Turning our attention away from this curiosity to thoughts and memories of our past. So incredibly much happens in the course of a day, there is so much to remember just from yesterday and before yesterday there thousands of days just as busy and eventful before it. How and why do we remember this and not that? Why the crush with little Suzie Jenkins, but not all the times teacher was kinda mean to her? If we were to examine our memories carefully and with inhumane attention to detail and possible ambiguities, would we concoct the same story of our life that we told ourselves yesterday?

And if it's not the same story doesn't this destroy the whole notion that a person's life is a story with a narrative structure? The exigencies of the present push us to revise the past, not in some neurotic mischief of pretending that something didn't happen, but to pull other events forward into the foreground and push others into the background. Same text, different story.

* * *

If the same events can be used to tell different stories, doesn't this destroy the whole notion of a person's life as a narrative? If the same life can tell different stories, then what is the self? What is the ego? Is there even a "what"  to be discussed?

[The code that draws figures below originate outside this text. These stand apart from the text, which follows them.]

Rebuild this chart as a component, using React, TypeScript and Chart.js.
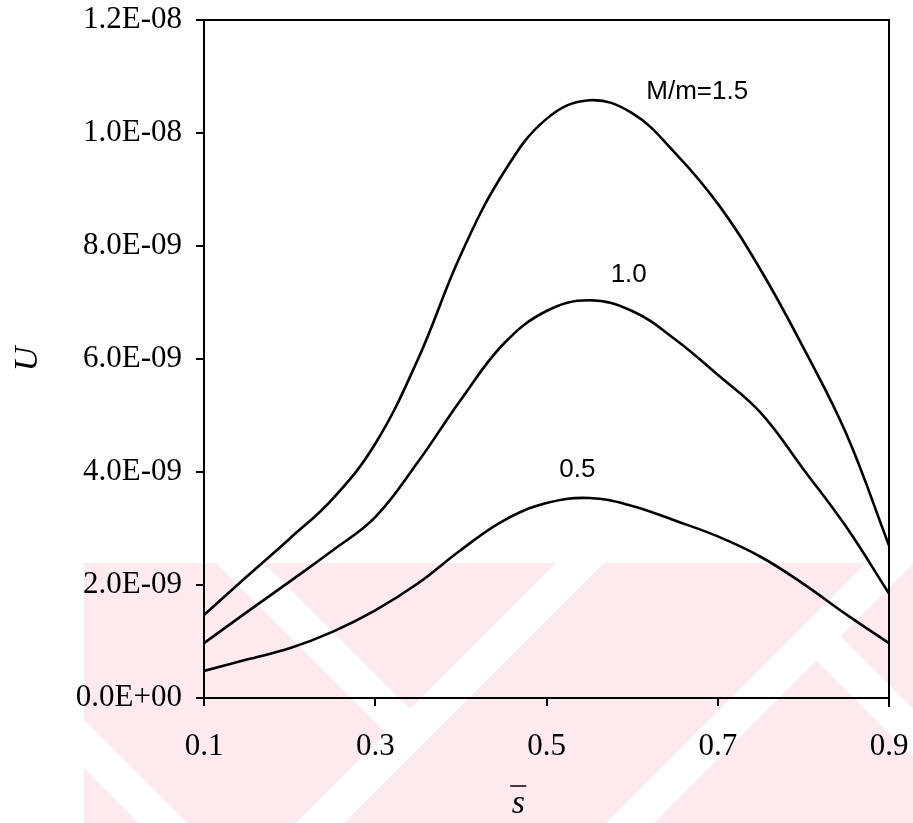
import React, { useEffect, useRef } from "react";
import { Chart, registerables } from "chart.js";

Chart.register(...registerables);

// s̄ positions where the curves were read
const sValues = [0.1, 0.15, 0.2, 0.25, 0.3, 0.35, 0.4, 0.45, 0.5, 0.55, 0.6, 0.65, 0.7, 0.75, 0.8, 0.85, 0.9];

// U values for M/m = 1.5
const uMm15 = [1.47e-9, 2.15e-9, 2.82e-9, 3.52e-9, 4.5e-9, 6.0e-9, 7.85e-9, 9.3e-9, 10.25e-9, 10.58e-9, 10.35e-9, 9.65e-9, 8.75e-9, 7.58e-9, 6.2e-9, 4.68e-9, 2.7e-9];
// U values for M/m = 1.0
const uMm10 = [0.97e-9, 1.52e-9, 2.06e-9, 2.61e-9, 3.2e-9, 4.18e-9, 5.28e-9, 6.27e-9, 6.85e-9, 7.04e-9, 6.85e-9, 6.35e-9, 5.72e-9, 5.05e-9, 4.05e-9, 3.03e-9, 1.85e-9];
// U values for M/m = 0.5
const uMm05 = [0.48e-9, 0.68e-9, 0.88e-9, 1.17e-9, 1.55e-9, 2.03e-9, 2.62e-9, 3.14e-9, 3.45e-9, 3.54e-9, 3.4e-9, 3.14e-9, 2.86e-9, 2.5e-9, 2.02e-9, 1.48e-9, 0.97e-9];

const xTicks = [0.1, 0.3, 0.5, 0.7, 0.9];
const xTickLabels = ["0.1", "0.3", "0.5", "0.7", "0.9"];
const yTicks = [0, 2e-9, 4e-9, 6e-9, 8e-9, 10e-9, 12e-9];
const yTickLabels = ["0.0E+00", "2.0E-09", "4.0E-09", "6.0E-09", "8.0E-09", "1.0E-08", "1.2E-08"];

// curve labels: text, anchor s̄, anchor U
const curveLabels = ["M/m=1.5", "1.0", "0.5"];
const curveLabelS = [0.676, 0.596, 0.536];
const curveLabelU = [10.73e-9, 7.49e-9, 4.04e-9];

const xTitle = "s";
const yTitle = "U";

const SERIF = "'Liberation Serif', 'Times New Roman', serif";
const SANS = "'Liberation Sans', Arial, sans-serif";

const watermarkPlugin = {
  id: "watermark",
  beforeDraw(chart: any) {
    const ctx = chart.ctx;
    ctx.save();
    ctx.fillStyle = "#ffffff";
    ctx.fillRect(0, 0, chart.width, chart.height);
    ctx.beginPath();
    ctx.rect(84, 563, chart.width - 84, chart.height - 563);
    ctx.clip();
    ctx.fillStyle = "#fdeaee";
    ctx.fillRect(84, 563, chart.width - 84, chart.height - 563);
    ctx.strokeStyle = "#ffffff";
    ctx.lineWidth = 34;
    ctx.lineCap = "butt";
    const seg = (x1: number, y1: number, x2: number, y2: number) => {
      ctx.beginPath();
      ctx.moveTo(x1, y1);
      ctx.lineTo(x2, y2);
      ctx.stroke();
    };
    seg(290, 853, 610, 533);
    seg(600, 853, 920, 533);
    seg(225, 548, 415, 738);
    seg(810, 630, 960, 780);
    seg(40, 700, 200, 860);
    ctx.restore();
  },
};

const decorPlugin = {
  id: "decor",
  afterDraw(chart: any) {
    const ctx = chart.ctx;
    const { left, right, top, bottom } = chart.chartArea;
    const xs = chart.scales.x;
    const ys = chart.scales.y;
    ctx.save();
    ctx.strokeStyle = "#000";
    ctx.lineWidth = 2;
    ctx.beginPath();
    ctx.moveTo(left, top);
    ctx.lineTo(right, top);
    ctx.lineTo(right, bottom + 9);
    ctx.stroke();

    ctx.fillStyle = "#000";
    ctx.textAlign = "center";
    ctx.textBaseline = "middle";
    ctx.font = `26px ${SANS}`;
    curveLabels.forEach((t, i) => {
      ctx.fillText(t, xs.getPixelForValue(curveLabelS[i]), ys.getPixelForValue(curveLabelU[i]));
    });

    // x axis title: italic s with an overbar
    const tx = xs.getPixelForValue(0.467);
    const ty = bottom + 103;
    ctx.font = `italic 34px ${SERIF}`;
    ctx.textBaseline = "alphabetic";
    ctx.fillText(xTitle, tx, ty + 12);
    ctx.lineWidth = 1.5;
    ctx.beginPath();
    ctx.moveTo(tx - 8, ty - 15);
    ctx.lineTo(tx + 8, ty - 15);
    ctx.stroke();
    ctx.restore();
  },
};

export default function App() {
  const ref = useRef<HTMLCanvasElement>(null);
  useEffect(() => {
    if (!ref.current) return;
    const mk = (label: string, vals: number[]) => ({
      label,
      data: sValues.map((s, i) => ({ x: s, y: vals[i] })),
      borderColor: "#000",
      backgroundColor: "#000",
      borderWidth: 2.6,
      pointRadius: 0,
      tension: 0.4,
      fill: false,
    });
    const chart = new Chart(ref.current, {
      type: "line",
      data: {
        datasets: [mk("M/m=1.5", uMm15), mk("M/m=1.0", uMm10), mk("M/m=0.5", uMm05)],
      },
      options: {
        animation: false,
        responsive: false,
        maintainAspectRatio: false,
        devicePixelRatio: 1,
        layout: { padding: { top: 20, right: 24, left: 0, bottom: 0 } },
        plugins: { legend: { display: false }, tooltip: { enabled: false } },
        scales: {
          x: {
            type: "linear",
            min: 0.1,
            max: 0.9,
            afterBuildTicks: (s: any) => {
              s.ticks = xTicks.map((v) => ({ value: v }));
            },
            afterFit: (s: any) => {
              s.height = 125;
              s.paddingLeft = 0;
              s.paddingRight = 0;
            },
            ticks: {
              callback: (_v: any, i: number) => xTickLabels[i],
              font: { family: SERIF, size: 31 },
              color: "#000",
              padding: 22,
              maxRotation: 0,
              autoSkip: false,
            },
            grid: { drawOnChartArea: false, drawTicks: true, tickLength: 8, color: "#000", lineWidth: 2 },
            border: { color: "#000", width: 2 },
          },
          y: {
            type: "linear",
            min: 0,
            max: 1.2e-8,
            afterBuildTicks: (s: any) => {
              s.ticks = yTicks.map((v) => ({ value: v }));
            },
            afterFit: (s: any) => {
              s.width = 204;
              s.paddingTop = 0;
              s.paddingBottom = 0;
            },
            ticks: {
              callback: (_v: any, i: number) => yTickLabels[i],
              font: { family: SERIF, size: 31 },
              color: "#000",
              padding: 14,
              autoSkip: false,
            },
            grid: { drawOnChartArea: false, drawTicks: true, tickLength: 8, color: "#000", lineWidth: 2 },
            border: { color: "#000", width: 2 },
            title: {
              display: true,
              text: yTitle,
              font: { family: SERIF, size: 34, style: "italic" },
              color: "#000",
              padding: { top: 8, bottom: 0 },
            },
          },
        },
      },
      plugins: [watermarkPlugin, decorPlugin],
    });
    return () => chart.destroy();
  }, []);
  return (
    <div style={{ position: "fixed", left: 0, top: 0, width: 913, height: 823 }}>
      <canvas ref={ref} width={913} height={823} style={{ width: 913, height: 823, display: "block" }} />
    </div>
  );
}
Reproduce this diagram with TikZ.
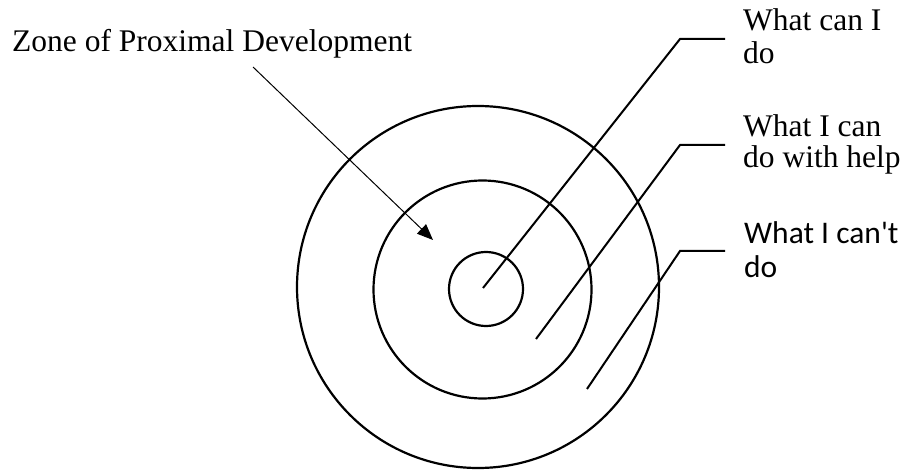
\documentclass[tikz,border=0pt]{standalone}
\usepackage{fontspec}
\setmainfont{Liberation Serif}
\newfontfamily\calib{Carlito}
\usetikzlibrary{arrows.meta}
\newcommand{\twolines}[2]{\begin{tabular}[b]{@{}l@{}}#1\\#2\end{tabular}}
\begin{document}
\begin{tikzpicture}[x=1pt,y=-1pt,
 ring/.style={circle,draw,line width=2.2pt,inner sep=0pt,outer sep=0pt},
 leader/.style={line width=2pt},
 lbl/.style={anchor=base west,inner sep=0pt,font=\rmfamily\fontsize{31.5}{33}\selectfont}]
\useasboundingbox (0,0) rectangle (907,470);
\node[ring,minimum size=362pt] (outer) at (478,287) {};
\node[ring,minimum size=218pt] (middle) at (482.5,289.5) {};
\node[ring,minimum size=74pt] (inner) at (486,289) {};
\node[lbl] (zpd) at (12,52) {Zone of Proximal Development};
\coordinate (zs) at (253,67);
\coordinate (zt) at (433,240);
\draw[line width=1pt,-{Triangle[length=16pt,width=13pt]}] (zs) -- (zt);
\coordinate (s1) at (483,288);
\coordinate (b1) at (680,39);
\coordinate (e1) at (725,39);
\coordinate (s2) at (536,339);
\coordinate (b2) at (680,145);
\coordinate (e2) at (725,145);
\coordinate (s3) at (587,389);
\coordinate (b3) at (680,251);
\coordinate (e3) at (725,251);
\draw[leader] (s1) -- (b1) -- (e1);
\draw[leader] (s2) -- (b2) -- (e2);
\draw[leader] (s3) -- (b3) -- (e3);
\node[lbl,font=\rmfamily\fontsize{31.5}{33}\selectfont] (t1) at (743,64) {\twolines{What can I}{do}};
\node[lbl,font=\rmfamily\fontsize{31.5}{30.5}\selectfont] (t2) at (743,168) {\twolines{What I can}{do with help}};
\node[lbl,font=\calib\fontsize{31.5}{34}\selectfont] (t3) at (744,277) {\twolines{What I can\textquotesingle t}{do}};
\end{tikzpicture}
\end{document}
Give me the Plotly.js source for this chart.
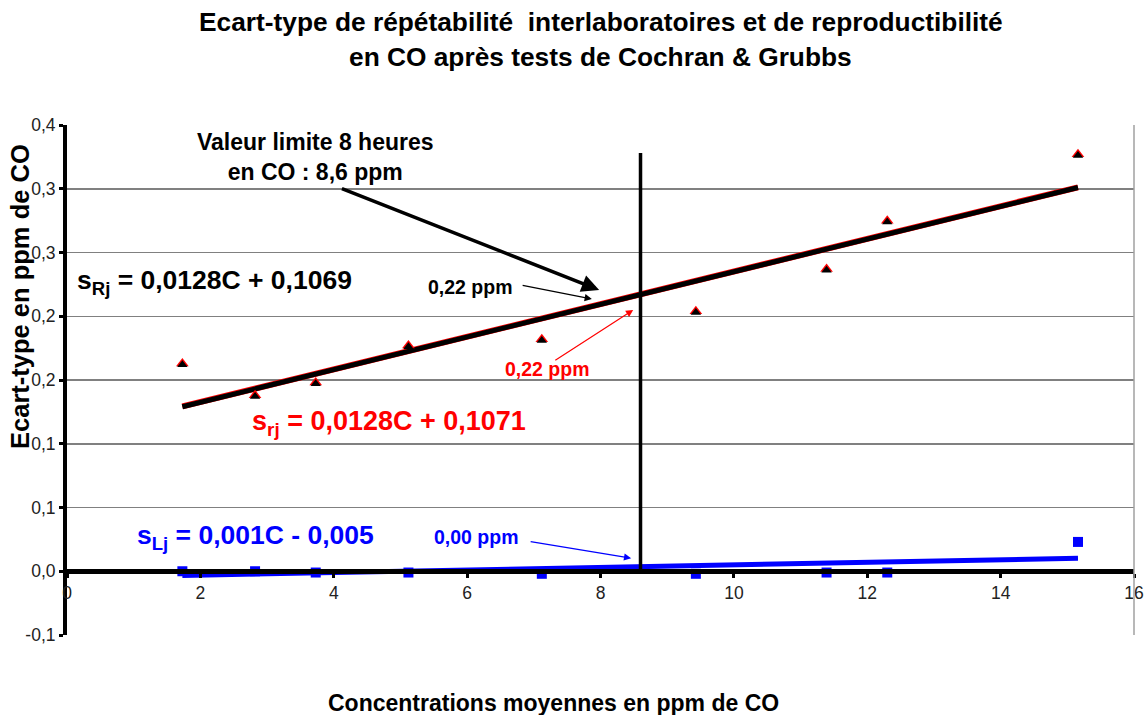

I can imagine some naive twit objecting that multiple interpretations means that a person is free to choose whatever arbitrary "story" fits the needs of the moment. We call people who do this liars and con artists. People who believe their own lies we call neurotics.

These questions and objections lead to an interesting problem: what does it take to believe in one's new reinterpretation? What does "believe" mean here? Endless repetition of one's new story will not manufacture belief. It only leads forbidding clarification (= questions) and bullying others into agreement.

I vaguely recall a passage from Pascal's Pensées about if one acts like a Christian: praying, going to church, confessing, etc, then belief in God and in the Truth of Christianity would become progressively easier. It is unnecessary to believe or have some feeling of certainty. It is necessary to oppose the psychological and spiritual resistance to living the "new" story. Or the Freudian term "cathexsis" can be used. Or "emotional and spiritual investment." Make no mistake: underlying all of this is chaos, formlessness and an absence of Truth, Being and Goodness. Our brains did not evolve to recognize truth and goodness.

The answer to the question of what belief means here is simple enough. You act in accordance with the story. The more that can be assimilated into the new narrative, the more believable it becomes. This part is nothing new. It's the old tale of emotional investment. In keeping with the economic metaphor, sometimes investments go bad and bankruptcy is declared. A person has to start over. Sometimes pieces of the past can be salvaged, sometimes not. I don't remember which one, but it was one of the James's in 19th Century America that came up with notion that some statements are not true yet. The truth of living a reinvented life is in the living of it.